Einde inhoudsopgave
Verzamelbesluit pensioenen
4.3 Overschrijden van de 100%-grens prepensioen door indexatie of waardeoverdracht (artikel 38a, zevende lid, Wet LB (oud))
Geldend
Geldend vanaf 11-07-2023. Let op: treedt met terugwerkende kracht in werking vanaf 01-07-2023
- Bronpublicatie:
27-06-2023, Stcrt. 2023, 18570 (uitgifte: 10-07-2023, regelingnummer: 2023-13641)
- Inwerkingtreding
11-07-2023, terugwerkend tot: 01-07-2023
- Bronpublicatie inwerkingtreding:
27-06-2023, Stcrt. 2023, 18570 (uitgifte: 10-07-2023, regelingnummer: 2023-13641)
- Vakgebied(en)
Loonbelasting / Pensioenregeling
Een prepensioen kan niet meer bedragen dan 100% van het pensioengevend loon. Dat geldt ook als de bepalingen over de toegestane overschrijdingen van de in de Wet LB opgenomen maxima van overeenkomstige toepassing zijn (zie artikel 38a, zevende lid Wet LB (oud), en artikel 18d Wet LB (tekst 30 juni 2023). Toepassing van artikel 18d Wet LB (tekst 30 juni 2023) mag dus niet leiden tot een hoger prepensioen dan 100% van het pensioengevend loon. Volgens de letter van de wet is deze 100%-grens van toepassing voor alle in artikel 18d Wet LB (tekst 30 juni 2023) genoemde mogelijkheden.
Onverkorte toepassing van dit wettelijke uitgangspunt kan onredelijk uitwerken in de gevallen dat sprake is van:
- –
aanpassing van het prepensioen aan de loon- of prijsontwikkeling (indexatie); of
- –
overdracht van pensioenkapitaal aan een prepensioenregeling.
In deze gevallen heeft de werknemer namelijk de overschrijding niet (volledig) in eigen hand. Het gevolg hiervan kan zijn dat een werknemer die deelneemt aan een prepensioenregeling op basis van een middelloon- of eindloonstelsel zijn prepensioen niet kan optimaliseren door indexatie of waardeoverdracht.
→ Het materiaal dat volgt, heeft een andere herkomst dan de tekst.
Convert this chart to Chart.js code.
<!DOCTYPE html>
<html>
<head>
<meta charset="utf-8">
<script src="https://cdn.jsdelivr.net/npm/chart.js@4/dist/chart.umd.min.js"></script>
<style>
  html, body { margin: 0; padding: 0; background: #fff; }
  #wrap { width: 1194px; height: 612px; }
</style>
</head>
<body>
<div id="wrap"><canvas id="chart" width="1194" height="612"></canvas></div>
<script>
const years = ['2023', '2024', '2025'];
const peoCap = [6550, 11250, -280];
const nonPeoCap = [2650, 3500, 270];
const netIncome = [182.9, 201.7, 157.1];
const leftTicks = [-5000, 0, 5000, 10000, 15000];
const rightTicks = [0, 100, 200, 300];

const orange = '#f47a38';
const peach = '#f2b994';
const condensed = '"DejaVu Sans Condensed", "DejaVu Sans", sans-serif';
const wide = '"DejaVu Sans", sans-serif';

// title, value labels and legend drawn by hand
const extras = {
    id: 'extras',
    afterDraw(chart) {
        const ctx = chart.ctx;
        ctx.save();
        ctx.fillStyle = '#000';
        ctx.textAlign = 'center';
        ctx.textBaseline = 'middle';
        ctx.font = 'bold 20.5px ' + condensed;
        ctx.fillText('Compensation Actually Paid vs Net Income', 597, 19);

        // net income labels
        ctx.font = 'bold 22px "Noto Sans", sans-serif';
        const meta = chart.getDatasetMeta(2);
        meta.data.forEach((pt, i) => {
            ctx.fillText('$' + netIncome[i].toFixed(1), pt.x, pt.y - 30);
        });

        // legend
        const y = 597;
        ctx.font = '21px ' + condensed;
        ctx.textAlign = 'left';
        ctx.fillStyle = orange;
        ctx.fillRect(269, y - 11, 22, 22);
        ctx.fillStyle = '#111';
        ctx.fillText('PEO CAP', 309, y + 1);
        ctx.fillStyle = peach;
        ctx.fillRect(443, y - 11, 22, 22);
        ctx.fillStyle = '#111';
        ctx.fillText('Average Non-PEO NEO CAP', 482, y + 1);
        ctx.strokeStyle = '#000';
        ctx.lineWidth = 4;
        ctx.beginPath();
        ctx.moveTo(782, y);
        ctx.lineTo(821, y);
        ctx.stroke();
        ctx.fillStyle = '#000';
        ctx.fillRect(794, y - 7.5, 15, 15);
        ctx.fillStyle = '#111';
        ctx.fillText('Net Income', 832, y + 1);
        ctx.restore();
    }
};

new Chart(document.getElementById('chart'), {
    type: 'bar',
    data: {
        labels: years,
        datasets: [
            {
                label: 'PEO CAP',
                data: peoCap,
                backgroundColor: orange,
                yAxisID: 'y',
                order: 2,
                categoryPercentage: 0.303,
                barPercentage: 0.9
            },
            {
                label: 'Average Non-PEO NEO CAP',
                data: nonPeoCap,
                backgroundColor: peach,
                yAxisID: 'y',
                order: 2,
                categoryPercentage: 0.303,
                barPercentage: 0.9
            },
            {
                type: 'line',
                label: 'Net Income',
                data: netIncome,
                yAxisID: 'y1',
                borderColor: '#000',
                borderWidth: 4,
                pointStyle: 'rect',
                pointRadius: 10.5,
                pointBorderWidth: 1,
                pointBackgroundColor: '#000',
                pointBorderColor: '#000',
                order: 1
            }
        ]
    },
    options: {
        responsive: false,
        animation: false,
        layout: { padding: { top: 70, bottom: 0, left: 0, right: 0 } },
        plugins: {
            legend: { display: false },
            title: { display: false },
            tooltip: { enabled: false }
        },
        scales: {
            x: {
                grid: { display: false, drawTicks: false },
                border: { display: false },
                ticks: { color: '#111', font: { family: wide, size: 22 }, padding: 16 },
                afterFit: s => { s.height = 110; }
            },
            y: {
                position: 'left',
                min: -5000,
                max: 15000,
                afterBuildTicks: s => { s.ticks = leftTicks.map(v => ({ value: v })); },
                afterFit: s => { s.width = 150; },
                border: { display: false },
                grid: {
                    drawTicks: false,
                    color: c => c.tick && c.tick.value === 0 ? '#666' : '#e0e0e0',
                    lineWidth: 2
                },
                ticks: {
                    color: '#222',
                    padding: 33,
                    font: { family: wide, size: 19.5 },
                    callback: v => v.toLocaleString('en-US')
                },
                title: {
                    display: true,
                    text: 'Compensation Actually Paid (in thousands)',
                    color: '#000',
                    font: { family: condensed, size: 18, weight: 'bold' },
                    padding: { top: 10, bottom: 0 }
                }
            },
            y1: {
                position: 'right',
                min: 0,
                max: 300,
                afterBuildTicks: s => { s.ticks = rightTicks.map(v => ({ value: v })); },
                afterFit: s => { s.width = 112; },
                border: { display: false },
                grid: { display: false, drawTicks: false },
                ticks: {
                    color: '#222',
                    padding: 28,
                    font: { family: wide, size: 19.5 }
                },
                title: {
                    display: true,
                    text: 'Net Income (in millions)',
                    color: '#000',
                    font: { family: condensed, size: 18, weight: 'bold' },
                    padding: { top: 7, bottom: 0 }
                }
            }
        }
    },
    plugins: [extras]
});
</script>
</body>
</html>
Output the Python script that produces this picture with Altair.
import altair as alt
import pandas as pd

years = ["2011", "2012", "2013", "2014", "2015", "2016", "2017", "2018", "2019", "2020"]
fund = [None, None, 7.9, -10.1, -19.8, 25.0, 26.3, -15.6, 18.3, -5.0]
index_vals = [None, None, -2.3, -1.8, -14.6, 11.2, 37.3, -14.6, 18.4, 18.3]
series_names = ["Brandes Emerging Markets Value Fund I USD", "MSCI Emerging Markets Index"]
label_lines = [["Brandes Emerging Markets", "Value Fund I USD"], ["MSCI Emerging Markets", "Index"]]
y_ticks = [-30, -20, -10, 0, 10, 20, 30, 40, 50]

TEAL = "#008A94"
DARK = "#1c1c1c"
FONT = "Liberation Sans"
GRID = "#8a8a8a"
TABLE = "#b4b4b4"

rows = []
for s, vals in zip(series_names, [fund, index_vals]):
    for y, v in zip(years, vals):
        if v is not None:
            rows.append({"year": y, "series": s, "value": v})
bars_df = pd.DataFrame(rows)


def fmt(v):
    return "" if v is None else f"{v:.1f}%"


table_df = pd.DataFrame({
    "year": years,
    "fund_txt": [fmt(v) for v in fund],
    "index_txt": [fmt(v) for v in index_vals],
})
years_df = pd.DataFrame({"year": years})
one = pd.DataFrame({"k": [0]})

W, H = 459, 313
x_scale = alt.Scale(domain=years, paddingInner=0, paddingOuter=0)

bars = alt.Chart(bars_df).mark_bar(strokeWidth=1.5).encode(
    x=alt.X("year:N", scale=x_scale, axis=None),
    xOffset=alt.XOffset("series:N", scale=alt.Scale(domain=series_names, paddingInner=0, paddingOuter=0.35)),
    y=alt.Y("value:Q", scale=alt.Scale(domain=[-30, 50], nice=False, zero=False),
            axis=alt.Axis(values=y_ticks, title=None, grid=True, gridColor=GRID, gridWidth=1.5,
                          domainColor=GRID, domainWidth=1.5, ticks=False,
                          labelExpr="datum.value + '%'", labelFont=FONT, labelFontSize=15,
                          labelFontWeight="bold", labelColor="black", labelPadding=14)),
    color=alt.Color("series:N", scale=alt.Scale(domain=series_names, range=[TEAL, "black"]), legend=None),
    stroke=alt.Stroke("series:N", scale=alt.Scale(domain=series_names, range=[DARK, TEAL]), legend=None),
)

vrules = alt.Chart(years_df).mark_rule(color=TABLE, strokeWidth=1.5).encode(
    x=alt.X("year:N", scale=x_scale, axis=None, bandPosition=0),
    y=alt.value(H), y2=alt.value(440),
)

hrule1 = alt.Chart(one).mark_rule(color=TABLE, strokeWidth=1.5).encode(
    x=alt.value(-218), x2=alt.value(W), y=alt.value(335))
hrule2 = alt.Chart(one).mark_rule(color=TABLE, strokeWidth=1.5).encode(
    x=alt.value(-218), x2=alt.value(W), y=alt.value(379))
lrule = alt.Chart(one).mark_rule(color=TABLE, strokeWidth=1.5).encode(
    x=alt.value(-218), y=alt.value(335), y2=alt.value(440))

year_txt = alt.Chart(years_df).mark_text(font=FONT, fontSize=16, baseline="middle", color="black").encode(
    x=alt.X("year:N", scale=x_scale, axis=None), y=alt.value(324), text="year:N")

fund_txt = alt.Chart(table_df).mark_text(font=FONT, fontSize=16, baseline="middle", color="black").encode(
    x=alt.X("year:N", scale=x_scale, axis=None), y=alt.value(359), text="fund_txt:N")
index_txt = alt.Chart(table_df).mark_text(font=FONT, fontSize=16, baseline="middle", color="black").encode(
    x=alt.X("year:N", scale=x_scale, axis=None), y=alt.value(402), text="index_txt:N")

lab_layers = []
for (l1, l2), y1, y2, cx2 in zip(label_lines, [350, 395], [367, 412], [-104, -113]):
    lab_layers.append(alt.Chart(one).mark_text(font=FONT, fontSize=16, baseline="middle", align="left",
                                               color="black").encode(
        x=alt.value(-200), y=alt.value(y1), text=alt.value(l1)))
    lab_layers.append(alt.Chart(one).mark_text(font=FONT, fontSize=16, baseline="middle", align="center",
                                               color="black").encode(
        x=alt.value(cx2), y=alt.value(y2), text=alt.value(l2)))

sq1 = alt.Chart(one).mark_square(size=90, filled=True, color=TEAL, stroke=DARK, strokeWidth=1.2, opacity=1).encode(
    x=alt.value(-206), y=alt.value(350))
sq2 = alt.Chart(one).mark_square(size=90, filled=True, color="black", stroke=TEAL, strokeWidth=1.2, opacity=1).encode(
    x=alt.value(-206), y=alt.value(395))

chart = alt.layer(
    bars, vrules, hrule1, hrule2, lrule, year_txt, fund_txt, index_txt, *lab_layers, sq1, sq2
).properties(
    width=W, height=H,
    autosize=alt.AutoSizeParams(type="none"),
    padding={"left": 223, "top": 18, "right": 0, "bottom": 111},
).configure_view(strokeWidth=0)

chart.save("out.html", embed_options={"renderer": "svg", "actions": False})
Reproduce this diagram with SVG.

Bij de andere overschrijdingen die artikel 18d Wet LB (tekst 30 juni 2023) noemt, heeft de werknemer wel zelf invloed op de overschrijding (variabilisering en uitruil), of is die niet relevant voor het prepensioen (aanpassen ingangsdatum ouderdomspensioen in pensioenregeling aan verhoging wettelijke pensioenrichtleeftijd).
Deze uitwerking acht ik ongewenst daarom keur ik met toepassing van artikel 63 AWR (hardheidsclausule) het volgende goed.
Goedkeuring
Ik keur goed dat de 100%-grens van artikel 38a, zevende lid, Wet LB (oud) niet geldt voor de toepassing van artikel 18d, eerste lid, onderdelen a (indexatie) en c (waardeoverdracht), Wet LB (tekst 30 juni 2023).